- _DATA SUPPLIED_

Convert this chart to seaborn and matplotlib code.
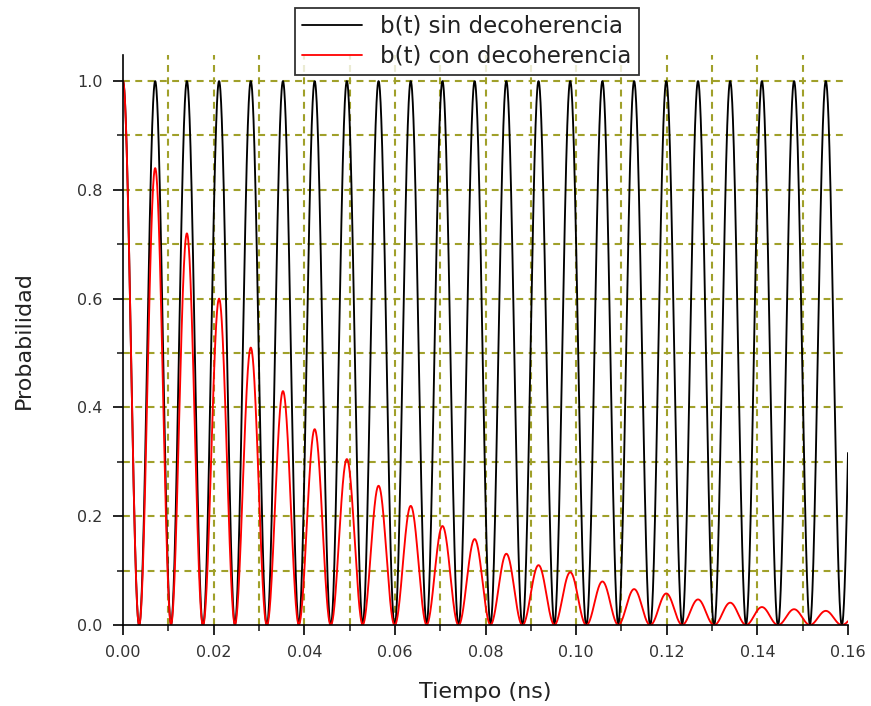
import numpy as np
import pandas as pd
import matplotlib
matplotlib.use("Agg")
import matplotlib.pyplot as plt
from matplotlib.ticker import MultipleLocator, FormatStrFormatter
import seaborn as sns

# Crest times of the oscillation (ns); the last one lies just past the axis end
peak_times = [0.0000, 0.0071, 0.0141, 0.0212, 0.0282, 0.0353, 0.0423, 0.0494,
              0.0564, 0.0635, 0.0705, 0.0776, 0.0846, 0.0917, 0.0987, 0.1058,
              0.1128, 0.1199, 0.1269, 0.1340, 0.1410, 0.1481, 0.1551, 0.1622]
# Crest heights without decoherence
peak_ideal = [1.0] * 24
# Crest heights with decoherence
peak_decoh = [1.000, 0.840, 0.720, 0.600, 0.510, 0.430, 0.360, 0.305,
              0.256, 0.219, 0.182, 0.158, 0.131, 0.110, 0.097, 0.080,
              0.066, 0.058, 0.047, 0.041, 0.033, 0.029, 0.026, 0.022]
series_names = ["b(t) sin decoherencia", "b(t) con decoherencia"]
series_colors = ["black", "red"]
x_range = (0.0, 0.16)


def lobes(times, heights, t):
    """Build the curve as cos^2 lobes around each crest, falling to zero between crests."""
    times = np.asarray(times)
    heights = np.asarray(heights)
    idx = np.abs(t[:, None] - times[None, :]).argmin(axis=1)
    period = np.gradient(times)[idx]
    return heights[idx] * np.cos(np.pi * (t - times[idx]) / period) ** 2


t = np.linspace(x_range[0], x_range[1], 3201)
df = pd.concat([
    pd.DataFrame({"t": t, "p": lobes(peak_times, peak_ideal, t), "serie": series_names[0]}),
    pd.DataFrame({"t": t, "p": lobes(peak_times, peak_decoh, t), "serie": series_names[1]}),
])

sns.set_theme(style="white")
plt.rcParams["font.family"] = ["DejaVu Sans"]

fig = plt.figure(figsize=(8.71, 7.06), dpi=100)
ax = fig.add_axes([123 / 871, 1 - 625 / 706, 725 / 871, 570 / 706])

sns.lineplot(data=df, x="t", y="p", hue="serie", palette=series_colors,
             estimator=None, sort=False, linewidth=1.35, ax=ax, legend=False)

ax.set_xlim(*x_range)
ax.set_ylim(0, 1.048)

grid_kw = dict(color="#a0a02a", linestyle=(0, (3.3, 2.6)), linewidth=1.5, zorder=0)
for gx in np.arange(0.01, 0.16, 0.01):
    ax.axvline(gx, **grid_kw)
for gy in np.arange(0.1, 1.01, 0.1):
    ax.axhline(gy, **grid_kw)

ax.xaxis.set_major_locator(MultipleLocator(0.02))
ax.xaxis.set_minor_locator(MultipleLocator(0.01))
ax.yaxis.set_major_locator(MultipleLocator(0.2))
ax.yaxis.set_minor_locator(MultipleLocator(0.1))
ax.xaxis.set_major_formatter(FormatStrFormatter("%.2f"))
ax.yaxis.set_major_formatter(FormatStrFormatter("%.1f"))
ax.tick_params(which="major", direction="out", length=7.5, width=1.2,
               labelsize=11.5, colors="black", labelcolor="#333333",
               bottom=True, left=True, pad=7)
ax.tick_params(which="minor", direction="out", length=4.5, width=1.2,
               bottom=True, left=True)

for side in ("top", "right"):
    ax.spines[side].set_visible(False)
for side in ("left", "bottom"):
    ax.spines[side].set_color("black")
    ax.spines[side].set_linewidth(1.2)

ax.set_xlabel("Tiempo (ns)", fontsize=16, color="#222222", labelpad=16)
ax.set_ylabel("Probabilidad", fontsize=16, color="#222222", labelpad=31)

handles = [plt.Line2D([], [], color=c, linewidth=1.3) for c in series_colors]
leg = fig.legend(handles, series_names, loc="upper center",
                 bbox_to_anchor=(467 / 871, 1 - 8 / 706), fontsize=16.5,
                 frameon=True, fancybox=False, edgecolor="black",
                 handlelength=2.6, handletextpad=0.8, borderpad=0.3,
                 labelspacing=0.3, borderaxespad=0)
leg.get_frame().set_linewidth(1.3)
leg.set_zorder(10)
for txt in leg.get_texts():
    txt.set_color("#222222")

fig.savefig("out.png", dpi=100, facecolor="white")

==

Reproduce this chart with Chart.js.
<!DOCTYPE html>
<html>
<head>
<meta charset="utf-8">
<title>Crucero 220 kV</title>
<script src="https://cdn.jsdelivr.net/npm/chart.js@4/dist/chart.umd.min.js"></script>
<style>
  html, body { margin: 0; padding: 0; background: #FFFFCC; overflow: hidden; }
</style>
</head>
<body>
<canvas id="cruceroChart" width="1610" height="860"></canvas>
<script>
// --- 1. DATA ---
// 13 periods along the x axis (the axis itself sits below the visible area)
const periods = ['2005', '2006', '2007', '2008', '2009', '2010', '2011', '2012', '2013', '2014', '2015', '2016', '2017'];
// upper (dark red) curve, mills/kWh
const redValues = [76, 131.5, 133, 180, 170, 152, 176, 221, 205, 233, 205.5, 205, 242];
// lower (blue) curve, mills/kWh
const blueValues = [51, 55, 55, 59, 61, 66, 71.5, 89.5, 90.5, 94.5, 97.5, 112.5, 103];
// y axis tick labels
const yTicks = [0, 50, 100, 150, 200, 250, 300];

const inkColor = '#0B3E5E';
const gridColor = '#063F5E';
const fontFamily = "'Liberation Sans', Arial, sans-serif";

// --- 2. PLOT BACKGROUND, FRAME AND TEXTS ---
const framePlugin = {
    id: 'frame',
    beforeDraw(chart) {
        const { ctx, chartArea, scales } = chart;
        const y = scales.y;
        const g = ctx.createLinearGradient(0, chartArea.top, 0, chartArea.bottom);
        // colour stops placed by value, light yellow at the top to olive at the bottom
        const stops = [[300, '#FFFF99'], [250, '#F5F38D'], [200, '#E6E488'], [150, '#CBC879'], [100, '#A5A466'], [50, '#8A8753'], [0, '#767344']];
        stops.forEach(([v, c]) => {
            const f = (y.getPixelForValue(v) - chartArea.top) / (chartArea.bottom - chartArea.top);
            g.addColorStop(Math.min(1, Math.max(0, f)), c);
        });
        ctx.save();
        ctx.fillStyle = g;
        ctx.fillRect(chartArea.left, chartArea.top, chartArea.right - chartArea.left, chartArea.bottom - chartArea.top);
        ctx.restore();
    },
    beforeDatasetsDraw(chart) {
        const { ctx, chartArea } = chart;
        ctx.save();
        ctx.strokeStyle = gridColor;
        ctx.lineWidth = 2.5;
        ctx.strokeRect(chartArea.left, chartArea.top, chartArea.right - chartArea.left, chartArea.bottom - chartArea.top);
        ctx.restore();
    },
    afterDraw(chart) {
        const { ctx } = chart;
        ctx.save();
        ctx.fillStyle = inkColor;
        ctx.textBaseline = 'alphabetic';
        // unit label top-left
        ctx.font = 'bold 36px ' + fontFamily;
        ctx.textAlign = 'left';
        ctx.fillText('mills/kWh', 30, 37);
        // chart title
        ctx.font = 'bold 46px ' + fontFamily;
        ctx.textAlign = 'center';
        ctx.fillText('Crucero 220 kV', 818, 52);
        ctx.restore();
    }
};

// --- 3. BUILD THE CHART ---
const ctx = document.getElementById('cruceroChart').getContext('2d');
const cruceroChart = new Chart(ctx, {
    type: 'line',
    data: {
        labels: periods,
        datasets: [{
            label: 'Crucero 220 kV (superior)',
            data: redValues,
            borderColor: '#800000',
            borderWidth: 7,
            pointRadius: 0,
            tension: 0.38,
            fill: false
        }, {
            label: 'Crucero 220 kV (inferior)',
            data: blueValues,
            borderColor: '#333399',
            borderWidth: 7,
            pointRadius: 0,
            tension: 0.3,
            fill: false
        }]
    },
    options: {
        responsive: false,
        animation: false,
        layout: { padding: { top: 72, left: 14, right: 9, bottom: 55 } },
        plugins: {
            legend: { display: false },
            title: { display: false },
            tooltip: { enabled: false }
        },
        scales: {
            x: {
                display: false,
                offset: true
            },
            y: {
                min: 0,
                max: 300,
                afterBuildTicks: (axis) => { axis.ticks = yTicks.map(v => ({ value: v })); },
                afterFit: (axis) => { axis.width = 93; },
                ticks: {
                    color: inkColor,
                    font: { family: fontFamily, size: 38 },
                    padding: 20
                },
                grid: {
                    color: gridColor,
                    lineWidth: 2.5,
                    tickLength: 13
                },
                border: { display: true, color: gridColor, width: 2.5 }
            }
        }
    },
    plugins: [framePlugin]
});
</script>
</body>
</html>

- _DIRECTION_
In the records above, how many lines contain the word "matplotlib"? Give the number alone.

- _SOLUTION TO THIS TASK_
5